▶ [THE EXERCISE]
Return the listing below exactly, with the pictures dropped.

▶ [STORED DATA]
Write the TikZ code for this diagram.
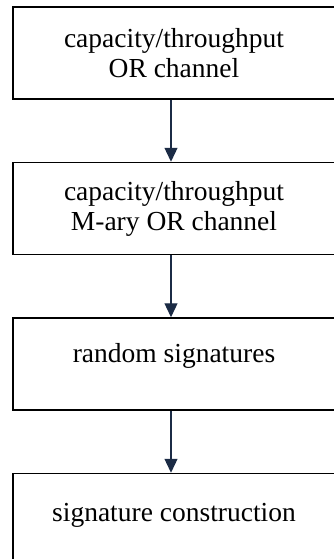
\documentclass[tikz,border=0pt]{standalone}
\usepackage{fontspec}
\setmainfont{Liberation Serif}
\usetikzlibrary{arrows.meta,positioning}
\definecolor{arrownavy}{HTML}{1B2B45}

\begin{document}
\begin{tikzpicture}[
  stagebox/.style={draw=black,line width=1.5pt,minimum width=322pt,minimum height=92pt,
    inner sep=0pt,align=center,font=\fontsize{27.5}{30}\selectfont},
  flowarrow/.style={draw=arrownavy,line width=1.3pt,-{Triangle[width=13pt,length=14pt]}},
  node distance=62pt
]
\useasboundingbox (0,0) rectangle (334pt,-559pt);

\node[stagebox] (orchan) at (174pt,-53pt) {capacity/throughput\\OR channel};
\node[stagebox,below=of orchan] (maryor) {capacity/throughput\\M-ary OR channel};
\node[stagebox,below=of maryor,text depth=23pt] (randsig) {random signatures};
\node[stagebox,below=of randsig,text depth=14pt] (sigcon) {signature construction};

\draw[flowarrow] ([xshift=-3pt]orchan.south) -- ([xshift=-3pt]maryor.north);
\draw[flowarrow] ([xshift=-3pt]maryor.south) -- ([xshift=-3pt]randsig.north);
\draw[flowarrow] ([xshift=-3pt]randsig.south) -- ([xshift=-3pt]sigcon.north);
\end{tikzpicture}
\end{document}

▶ [RESPONSE TO THE EXERCISE]
Write the TikZ code for this diagram.
\documentclass[tikz,border=0pt]{standalone}
\usepackage{fontspec}
\setmainfont{Liberation Serif}
\usetikzlibrary{arrows.meta,positioning}
\definecolor{arrownavy}{HTML}{1B2B45}

\begin{document}
\begin{tikzpicture}[
  stagebox/.style={draw=black,line width=1.5pt,minimum width=322pt,minimum height=92pt,
    inner sep=0pt,align=center,font=\fontsize{27.5}{30}\selectfont},
  flowarrow/.style={draw=arrownavy,line width=1.3pt,-{Triangle[width=13pt,length=14pt]}},
  node distance=62pt
]
\useasboundingbox (0,0) rectangle (334pt,-559pt);

\node[stagebox] (orchan) at (174pt,-53pt) {capacity/throughput\\OR channel};
\node[stagebox,below=of orchan] (maryor) {capacity/throughput\\M-ary OR channel};
\node[stagebox,below=of maryor,text depth=23pt] (randsig) {random signatures};
\node[stagebox,below=of randsig,text depth=14pt] (sigcon) {signature construction};

\draw[flowarrow] ([xshift=-3pt]orchan.south) -- ([xshift=-3pt]maryor.north);
\draw[flowarrow] ([xshift=-3pt]maryor.south) -- ([xshift=-3pt]randsig.north);
\draw[flowarrow] ([xshift=-3pt]randsig.south) -- ([xshift=-3pt]sigcon.north);
\end{tikzpicture}
\end{document}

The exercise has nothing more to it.